I don't propose to spend ages unpacking these. But alongside the Ten Commandments themselves, the Lord's Prayer and the Creed, the Beatitudes have become one of the central documents of the Church. 

Living by them is the work of a lifetime. 

They are the centre of Jesus' teaching. Their meaning, however, isn't always self-evident. Like his stories, they need inhabiting. 

They are very challenging. It isn't easy to be merciful. It isn't easy to make peace. Especially if the likely outcome is the persecution we usually make efforts to avoid. Not that there is anything good about persecution. As we know, mockery and ridicule hurt. How much more hurtful is it to be hunted down because of your witness to peace? Nevertheless, it is witnesses to peace that Jesus is recruiting here. His own life, and everything that he teaches, led this way: to the peace that is beyond the world's understanding and is about a wholeness and totality of giving and receiving love. 

Jesus is inviting us to live with a different set of attitudes. And he does not baulk from acknowledging that these attitudes will bring us into conflict with the carefully protected interests of those who secure power and influence for themselves at the expense of peace. They exchange it for what is little more than a truce. At best, an absence of war, what we live in our jealously guarded siloes and forcibly protect our borders, repelling intruders and stamping on those who even dream differently. 

In our own society, thankfully, we enjoy freedoms of speech and action. This means that we rarely meet with much opposition beyond people's unreflective apathy or polished disdain. But these freedoms we enjoy should not be taken for granted. They have been hard won. They could easily be lost. Especially if we fail to see where they have come from; precisely this realisation of the dignity and worth of every person and our responsibilities to each other that arose through Christ. 

Unfortunately, these things that underpin what is best in our society are not self-evidently the best. We've got so used to them that we easily imagine they are. But actually, we don't observe them in the world around us. Nature, for instance, is not democratic. Nor particularly caring. The weakest usually die first. The fittest survive. Nor is it much different in human communities. Our history - always written by those who win - is one bloody story of conquest after another. 

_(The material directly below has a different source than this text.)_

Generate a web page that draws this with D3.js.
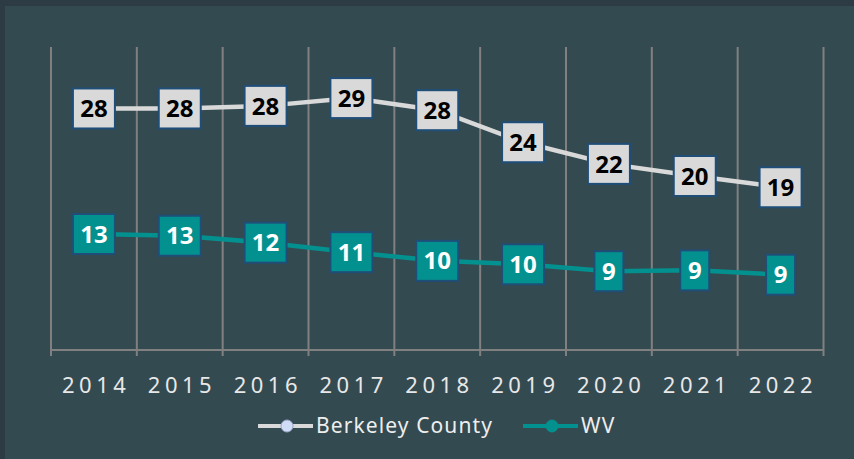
<!DOCTYPE html>
<meta charset="utf-8">
<script src="https://d3js.org/d3.v7.min.js"></script>
<style>
  body { margin: 0; background: #2d3c44; }
  svg { display: block; }
  .lbl { font-family: "Noto Sans", sans-serif; font-weight: 700; font-size: 24px; }
  .year { font-family: "Noto Sans", sans-serif; font-size: 22px; fill: #e8e8e8; letter-spacing: 4.5px; }
  .leg { font-family: "Noto Sans", sans-serif; font-size: 21px; fill: #eeeeee; letter-spacing: 1.1px; }
</style>
<body>
<script>
// data
var years = ["2014", "2015", "2016", "2017", "2018", "2019", "2020", "2021", "2022"];
var berkeley = [27.9, 27.9, 28.2, 29.1, 27.7, 24.0, 21.5, 20.1, 18.8];
var wv = [13.4, 13.2, 12.4, 11.3, 10.3, 9.9, 9.1, 9.2, 8.7];

var width = 854, height = 459;
var svg = d3.select("body").append("svg")
  .attr("width", width)
  .attr("height", height);

// panel
svg.append("rect").attr("x", 5).attr("y", 6)
  .attr("width", width - 5).attr("height", height - 6)
  .attr("fill", "#344a51");

var x = d3.scaleBand().domain(years).range([51, 823.5]);
var y = d3.scaleLinear().domain([0, 35]).range([350, 47]);

// vertical gridlines at category boundaries
var bounds = years.map(d => x(d)).concat([x.range()[1]]);
svg.append("g").selectAll("line")
  .data(bounds).enter().append("line")
  .attr("x1", d => d).attr("x2", d => d)
  .attr("y1", y(35)).attr("y2", 356)
  .attr("stroke", "#808080").attr("stroke-width", 2);

// x axis line
svg.append("line")
  .attr("x1", x.range()[0]).attr("x2", x.range()[1])
  .attr("y1", 350).attr("y2", 350)
  .attr("stroke", "#808080").attr("stroke-width", 2);

// year labels
svg.append("g").selectAll("text")
  .data(years).enter().append("text")
  .attr("class", "year")
  .attr("x", d => x(d) + x.bandwidth() / 2 + 2.25)
  .attr("y", 393)
  .attr("text-anchor", "middle")
  .text(d => d);

var line = d3.line()
  .x((d, i) => x(years[i]) + x.bandwidth() / 2)
  .y(d => y(d));

var series = [
  { name: "Berkeley County", values: berkeley, color: "#d9d9d9", text: "#000000" },
  { name: "WV", values: wv, color: "#03918f", text: "#ffffff" }
];

series.forEach(function(s) {
  svg.append("path")
    .datum(s.values)
    .attr("d", line)
    .attr("fill", "none")
    .attr("stroke", s.color)
    .attr("stroke-width", 4.5);

  var g = svg.append("g").selectAll("g")
    .data(s.values).enter().append("g")
    .attr("transform", (d, i) => "translate(" + (x(years[i]) + x.bandwidth() / 2) + "," + y(d) + ")");

  g.each(function(d) {
    var t = String(Math.round(d));
    var w = t.length > 1 ? 42 : 29;
    d3.select(this).append("rect")
      .attr("x", -w / 2).attr("y", -20)
      .attr("width", w).attr("height", 40)
      .attr("fill", s.color)
      .attr("stroke", "#1f4e79").attr("stroke-width", 2);
    d3.select(this).append("text")
      .attr("class", "lbl")
      .attr("text-anchor", "middle")
      .attr("dy", "0.36em")
      .attr("fill", s.text)
      .text(t);
  });
});

// legend
var legend = [
  { name: "Berkeley County", color: "#d9d9d9", dot: "#d0dcf5", x: 258 },
  { name: "WV", color: "#03918f", dot: "#03918f", x: 523 }
];
var lg = svg.append("g").selectAll("g")
  .data(legend).enter().append("g")
  .attr("transform", d => "translate(" + d.x + ",426)");
lg.append("line")
  .attr("x1", 0).attr("x2", 55)
  .attr("stroke", d => d.color).attr("stroke-width", 4);
lg.append("circle")
  .attr("cx", 29).attr("r", 6)
  .attr("fill", d => d.dot)
  .attr("stroke", d => d.name === "WV" ? d.dot : "#9aa6c8").attr("stroke-width", 1);
lg.append("text")
  .attr("class", "leg")
  .attr("x", 58).attr("dy", "0.35em")
  .text(d => d.name);
</script>
</body>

Empires rise and fall, and there is very little to suggest that there might be another kingdom where a different set of values prevails, and where the king turns out to be the servant of all. But that is precisely the Christian narrative. It is a golden thread running through human history. In every age it can either be held on to, or cut away; left to our own devices, especially when our backs are to the wall, we find that the human compass is usually set towards self-preservation. Our empires and systems are usually designed to keep others out. Or at least in their place, so that they can serve us. In this so-called ‘real world’, shepherds do not go in search of one lost sheep, as Jesus suggested God does, in one of his parables. That would be uneconomic. Like the rest of us, they play a percentages game, and for the sake of the ninety-nine, we accept the loss of the one. The strongest and the wiliest prevail. That's just how it is, we say. If we can help the weak, we will. But if we can't, or if it affects us badly, we won't and we don't. 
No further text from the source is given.